I would classify a valve that’s “prone to stick” as a substandard implementation of the Cummins design. Asking Cummins to develop a software patch and install it on potentially hundreds of thousands of vehicles isn’t the right approach, and I can’t blame them for resisting. It sounds like chassis manufacturers need to pressure their vendors to implement more robust solutions, then issue a recall to replace these potentially problematic units.
Interestingly I read a comment from the CEO of NIRVC who did a parts search across all of his service departments nationwide, and found 65 DEF Head assemblies ordered over an 18 month period. 64 were for Spartan chassis, 1 for Freightliner (they use different vendors for their DEF head assemblies)

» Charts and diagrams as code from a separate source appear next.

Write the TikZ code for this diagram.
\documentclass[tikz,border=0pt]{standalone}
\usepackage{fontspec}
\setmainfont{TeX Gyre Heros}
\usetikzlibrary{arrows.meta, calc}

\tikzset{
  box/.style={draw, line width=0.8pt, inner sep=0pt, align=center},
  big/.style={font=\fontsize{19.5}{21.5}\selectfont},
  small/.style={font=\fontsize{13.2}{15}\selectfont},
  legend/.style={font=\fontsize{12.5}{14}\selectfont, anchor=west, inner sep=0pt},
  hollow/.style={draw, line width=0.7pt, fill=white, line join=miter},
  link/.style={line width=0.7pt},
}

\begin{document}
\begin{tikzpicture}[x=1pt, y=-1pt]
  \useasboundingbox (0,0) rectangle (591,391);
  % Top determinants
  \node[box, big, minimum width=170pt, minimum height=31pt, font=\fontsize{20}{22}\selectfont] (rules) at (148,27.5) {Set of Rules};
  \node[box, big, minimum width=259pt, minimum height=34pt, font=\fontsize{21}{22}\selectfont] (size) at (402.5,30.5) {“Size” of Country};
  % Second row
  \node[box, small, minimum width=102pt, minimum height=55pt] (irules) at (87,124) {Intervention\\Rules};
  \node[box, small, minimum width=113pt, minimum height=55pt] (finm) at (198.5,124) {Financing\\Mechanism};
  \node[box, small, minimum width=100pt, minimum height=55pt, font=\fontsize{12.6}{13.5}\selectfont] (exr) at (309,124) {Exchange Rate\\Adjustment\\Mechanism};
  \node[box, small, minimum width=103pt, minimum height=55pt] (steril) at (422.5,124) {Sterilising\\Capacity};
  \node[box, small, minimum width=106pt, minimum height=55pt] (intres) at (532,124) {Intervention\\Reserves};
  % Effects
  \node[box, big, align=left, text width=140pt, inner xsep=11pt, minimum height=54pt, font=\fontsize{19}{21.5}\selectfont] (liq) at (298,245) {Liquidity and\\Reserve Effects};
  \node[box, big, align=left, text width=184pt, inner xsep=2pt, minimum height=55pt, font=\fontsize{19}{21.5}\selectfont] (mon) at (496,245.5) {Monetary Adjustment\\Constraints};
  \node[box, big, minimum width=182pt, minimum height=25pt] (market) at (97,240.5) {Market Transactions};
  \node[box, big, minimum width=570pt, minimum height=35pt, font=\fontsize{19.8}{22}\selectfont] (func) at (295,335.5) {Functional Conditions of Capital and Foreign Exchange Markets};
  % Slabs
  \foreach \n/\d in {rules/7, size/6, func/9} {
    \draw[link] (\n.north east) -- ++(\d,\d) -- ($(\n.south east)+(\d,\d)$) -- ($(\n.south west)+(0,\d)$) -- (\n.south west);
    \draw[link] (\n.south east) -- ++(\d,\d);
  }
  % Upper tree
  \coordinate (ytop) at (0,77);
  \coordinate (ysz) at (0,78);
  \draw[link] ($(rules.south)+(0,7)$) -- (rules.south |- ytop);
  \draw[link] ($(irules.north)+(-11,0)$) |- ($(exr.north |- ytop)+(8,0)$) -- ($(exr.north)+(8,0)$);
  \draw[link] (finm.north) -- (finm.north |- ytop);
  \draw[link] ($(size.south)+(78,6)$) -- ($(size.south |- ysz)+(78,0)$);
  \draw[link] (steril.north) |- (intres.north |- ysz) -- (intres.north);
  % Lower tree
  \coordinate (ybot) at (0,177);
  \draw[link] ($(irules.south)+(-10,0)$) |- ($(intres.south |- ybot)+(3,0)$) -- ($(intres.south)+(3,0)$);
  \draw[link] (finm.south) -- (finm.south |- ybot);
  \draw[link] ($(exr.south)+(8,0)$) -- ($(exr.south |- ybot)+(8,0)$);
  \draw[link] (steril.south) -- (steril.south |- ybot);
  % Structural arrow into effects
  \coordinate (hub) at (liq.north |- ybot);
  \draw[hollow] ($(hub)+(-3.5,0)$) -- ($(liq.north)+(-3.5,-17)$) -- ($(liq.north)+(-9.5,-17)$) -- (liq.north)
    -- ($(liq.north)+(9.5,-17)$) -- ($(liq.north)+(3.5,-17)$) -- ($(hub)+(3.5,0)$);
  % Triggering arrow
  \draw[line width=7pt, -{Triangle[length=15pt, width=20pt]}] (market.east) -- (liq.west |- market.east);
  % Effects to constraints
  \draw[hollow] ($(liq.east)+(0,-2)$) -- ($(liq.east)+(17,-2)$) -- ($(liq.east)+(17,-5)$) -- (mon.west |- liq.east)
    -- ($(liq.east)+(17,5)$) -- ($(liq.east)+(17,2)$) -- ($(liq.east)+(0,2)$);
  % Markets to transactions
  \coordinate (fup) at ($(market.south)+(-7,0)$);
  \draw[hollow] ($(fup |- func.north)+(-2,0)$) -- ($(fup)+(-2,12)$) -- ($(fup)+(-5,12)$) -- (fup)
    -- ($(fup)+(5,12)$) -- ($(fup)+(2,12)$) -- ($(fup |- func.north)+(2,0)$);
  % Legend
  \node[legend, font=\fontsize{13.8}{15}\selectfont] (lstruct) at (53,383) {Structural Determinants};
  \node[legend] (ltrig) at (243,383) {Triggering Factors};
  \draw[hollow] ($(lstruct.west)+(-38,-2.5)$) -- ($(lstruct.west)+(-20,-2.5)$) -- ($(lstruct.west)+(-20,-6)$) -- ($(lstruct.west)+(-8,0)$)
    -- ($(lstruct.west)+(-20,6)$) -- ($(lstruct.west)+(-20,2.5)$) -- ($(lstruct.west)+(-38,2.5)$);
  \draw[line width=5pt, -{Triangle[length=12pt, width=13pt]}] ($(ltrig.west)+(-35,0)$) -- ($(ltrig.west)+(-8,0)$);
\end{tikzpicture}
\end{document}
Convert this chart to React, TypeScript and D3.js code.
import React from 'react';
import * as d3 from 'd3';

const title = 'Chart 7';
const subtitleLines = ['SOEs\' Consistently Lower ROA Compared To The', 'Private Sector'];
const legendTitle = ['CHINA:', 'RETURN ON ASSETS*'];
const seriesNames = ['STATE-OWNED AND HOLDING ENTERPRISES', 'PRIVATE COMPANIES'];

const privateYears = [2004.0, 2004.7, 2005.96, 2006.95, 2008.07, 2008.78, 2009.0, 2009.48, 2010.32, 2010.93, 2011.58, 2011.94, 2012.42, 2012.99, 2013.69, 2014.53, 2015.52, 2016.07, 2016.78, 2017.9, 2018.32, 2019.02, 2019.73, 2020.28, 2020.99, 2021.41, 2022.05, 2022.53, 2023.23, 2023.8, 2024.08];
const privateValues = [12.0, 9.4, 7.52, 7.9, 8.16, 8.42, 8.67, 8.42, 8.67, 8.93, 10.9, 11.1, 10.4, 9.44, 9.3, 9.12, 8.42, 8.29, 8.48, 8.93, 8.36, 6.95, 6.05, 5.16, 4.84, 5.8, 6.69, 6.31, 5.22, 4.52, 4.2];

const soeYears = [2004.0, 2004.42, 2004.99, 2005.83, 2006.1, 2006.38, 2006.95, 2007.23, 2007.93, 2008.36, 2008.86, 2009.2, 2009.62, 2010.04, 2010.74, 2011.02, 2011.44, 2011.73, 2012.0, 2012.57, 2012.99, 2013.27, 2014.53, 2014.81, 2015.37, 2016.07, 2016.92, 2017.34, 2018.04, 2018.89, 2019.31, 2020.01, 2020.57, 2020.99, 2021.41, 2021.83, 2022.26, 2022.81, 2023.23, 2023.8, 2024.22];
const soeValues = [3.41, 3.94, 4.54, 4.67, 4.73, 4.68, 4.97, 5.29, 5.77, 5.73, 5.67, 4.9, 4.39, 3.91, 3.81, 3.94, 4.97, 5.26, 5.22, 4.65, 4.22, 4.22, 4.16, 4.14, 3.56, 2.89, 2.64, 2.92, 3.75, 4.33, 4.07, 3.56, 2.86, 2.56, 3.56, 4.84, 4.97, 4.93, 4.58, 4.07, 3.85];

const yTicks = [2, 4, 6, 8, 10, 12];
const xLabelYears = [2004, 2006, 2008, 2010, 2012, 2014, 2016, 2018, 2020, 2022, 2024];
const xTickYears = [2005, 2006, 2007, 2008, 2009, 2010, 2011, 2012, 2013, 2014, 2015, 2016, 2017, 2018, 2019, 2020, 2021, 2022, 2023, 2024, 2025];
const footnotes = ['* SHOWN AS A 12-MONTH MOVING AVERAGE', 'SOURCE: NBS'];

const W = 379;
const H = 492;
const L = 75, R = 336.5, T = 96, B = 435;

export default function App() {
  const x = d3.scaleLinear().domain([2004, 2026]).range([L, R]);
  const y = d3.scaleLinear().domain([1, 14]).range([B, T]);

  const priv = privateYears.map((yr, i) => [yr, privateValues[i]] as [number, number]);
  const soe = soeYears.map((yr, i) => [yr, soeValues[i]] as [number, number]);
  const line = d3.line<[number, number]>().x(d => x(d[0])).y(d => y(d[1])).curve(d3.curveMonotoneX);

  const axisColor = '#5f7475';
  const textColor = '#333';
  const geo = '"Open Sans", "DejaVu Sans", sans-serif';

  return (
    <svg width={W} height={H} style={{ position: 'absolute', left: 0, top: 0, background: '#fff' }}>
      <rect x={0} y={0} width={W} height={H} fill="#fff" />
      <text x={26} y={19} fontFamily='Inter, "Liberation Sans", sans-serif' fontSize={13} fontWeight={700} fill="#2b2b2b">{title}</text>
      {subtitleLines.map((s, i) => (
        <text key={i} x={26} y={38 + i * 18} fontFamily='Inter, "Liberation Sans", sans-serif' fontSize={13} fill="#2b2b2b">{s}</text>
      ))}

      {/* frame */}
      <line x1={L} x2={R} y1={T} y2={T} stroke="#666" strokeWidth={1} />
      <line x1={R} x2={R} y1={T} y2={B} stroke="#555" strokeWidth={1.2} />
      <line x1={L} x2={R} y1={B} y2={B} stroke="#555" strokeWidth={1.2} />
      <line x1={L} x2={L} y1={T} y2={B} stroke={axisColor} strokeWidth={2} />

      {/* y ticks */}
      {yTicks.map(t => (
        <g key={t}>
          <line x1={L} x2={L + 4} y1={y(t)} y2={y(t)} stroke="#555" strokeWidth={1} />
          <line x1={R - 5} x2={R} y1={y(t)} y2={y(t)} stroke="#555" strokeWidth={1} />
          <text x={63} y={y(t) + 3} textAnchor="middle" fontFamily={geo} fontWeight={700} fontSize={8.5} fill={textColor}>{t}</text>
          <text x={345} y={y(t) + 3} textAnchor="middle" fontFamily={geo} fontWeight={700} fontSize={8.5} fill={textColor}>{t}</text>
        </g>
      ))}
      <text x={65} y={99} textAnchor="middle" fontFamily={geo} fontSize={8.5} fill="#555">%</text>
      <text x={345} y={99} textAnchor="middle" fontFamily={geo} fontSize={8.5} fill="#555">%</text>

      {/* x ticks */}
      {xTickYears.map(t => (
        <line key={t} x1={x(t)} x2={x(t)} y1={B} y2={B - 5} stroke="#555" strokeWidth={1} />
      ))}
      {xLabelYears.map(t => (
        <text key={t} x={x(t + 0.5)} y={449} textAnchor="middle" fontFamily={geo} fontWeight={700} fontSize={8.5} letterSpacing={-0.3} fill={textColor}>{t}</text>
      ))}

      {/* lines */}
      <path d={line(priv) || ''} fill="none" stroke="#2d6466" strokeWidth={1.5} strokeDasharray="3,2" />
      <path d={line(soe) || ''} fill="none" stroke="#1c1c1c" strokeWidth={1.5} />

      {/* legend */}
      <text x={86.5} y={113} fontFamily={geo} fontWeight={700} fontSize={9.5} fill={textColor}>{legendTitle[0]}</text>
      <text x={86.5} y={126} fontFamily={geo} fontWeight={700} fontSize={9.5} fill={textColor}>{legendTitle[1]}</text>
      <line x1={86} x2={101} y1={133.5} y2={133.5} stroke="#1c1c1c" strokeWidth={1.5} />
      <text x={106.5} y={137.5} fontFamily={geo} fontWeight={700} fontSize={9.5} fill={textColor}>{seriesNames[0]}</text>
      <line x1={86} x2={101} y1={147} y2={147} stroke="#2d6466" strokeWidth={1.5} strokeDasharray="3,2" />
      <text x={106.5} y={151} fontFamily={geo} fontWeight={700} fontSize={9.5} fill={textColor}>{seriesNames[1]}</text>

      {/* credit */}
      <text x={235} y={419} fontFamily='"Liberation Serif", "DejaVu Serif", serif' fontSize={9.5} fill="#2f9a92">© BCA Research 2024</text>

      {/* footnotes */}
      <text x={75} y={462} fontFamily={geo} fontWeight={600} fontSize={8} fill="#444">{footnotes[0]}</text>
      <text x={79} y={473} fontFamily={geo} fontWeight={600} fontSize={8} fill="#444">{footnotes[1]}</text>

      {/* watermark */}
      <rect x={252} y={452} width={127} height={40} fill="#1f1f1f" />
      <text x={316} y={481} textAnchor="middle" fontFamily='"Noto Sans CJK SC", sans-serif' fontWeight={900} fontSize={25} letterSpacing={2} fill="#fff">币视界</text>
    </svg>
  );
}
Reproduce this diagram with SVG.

That’s just one data point but it would be interesting to see if it would hold up across all service centers.
 
Cummins can pass the buck all they want saying that they don't produce the DEF parts so it isn't their problem but here's the bottom line.............Since 2010 emissions laws were passed Cummins (and every other diesel engine manufacturer) can not sell their engines unless their engines pass the 2010 emissions. This means that without the DEF (or some other emissions solution) Cummins could NOT sell their engines. So, unless Cummins wants to stop selling
On-Hwy diesel engines they are responsible to make sure that the DEF system is working. BTW..........Caterpiller chose the wrong technology and couldn't meet 2010 emissions so they DID have to stop selling On-Hwy diesel engines. I can't see how Cummins can say this isn't their problem with a straight face. The Federal Government says differently. Also, if this isn't Cummins issue then why did they spends hundreds of millions of dollars to develop the DEF system so their engines would meet the new 2010 emissions? It wasn't Spartan that spent the research and development money it was Cummins.
Cat decided it wasn't worth the hassle to deal with the new emission problems. They do well without the on road headaches.
 
Cat decided it wasn't worth the hassle to deal with the new emission problems. They do well without the on road headaches.
Back when the 2003 emissions were passed Cat decided to use EGR as the method to lower the carbon output in their engines. The ran a tube from the muffler back to the combustion chamber to re-burn the exhaust again. Everyone else like Cummins, International, MANN, Volvo, Detroit, etc) went with the catalytic converter that would burn the pollutants out of the trap as the method to deal with the carbon. By the time 2007 emissions came around Cat was billions of dollars in research and technology down the wrong road and had to use "credits" to even get their engines certified. By 2010 when the HUGE drop in emissions were mandated by the Government, Cat was toast. They threw in the towel and went away. MANN and International Engines as the worlds largest manufacturer of diesel engines also screwed up around 2008. They didn't jump on the DEF bandwagon and it almost bankrupted the company. I know lots of salesmen that left International dealers to go sell another product because International couldn't get their engines certified. Now the DEF engines are all having issues that nobody seems to know how to fix. It's been a real mess! I know our environment needed to be cleaned up but the Government didn't give adequate time for these companies to work out all the bugs before mandating the changes. Now us consumers are paying the price.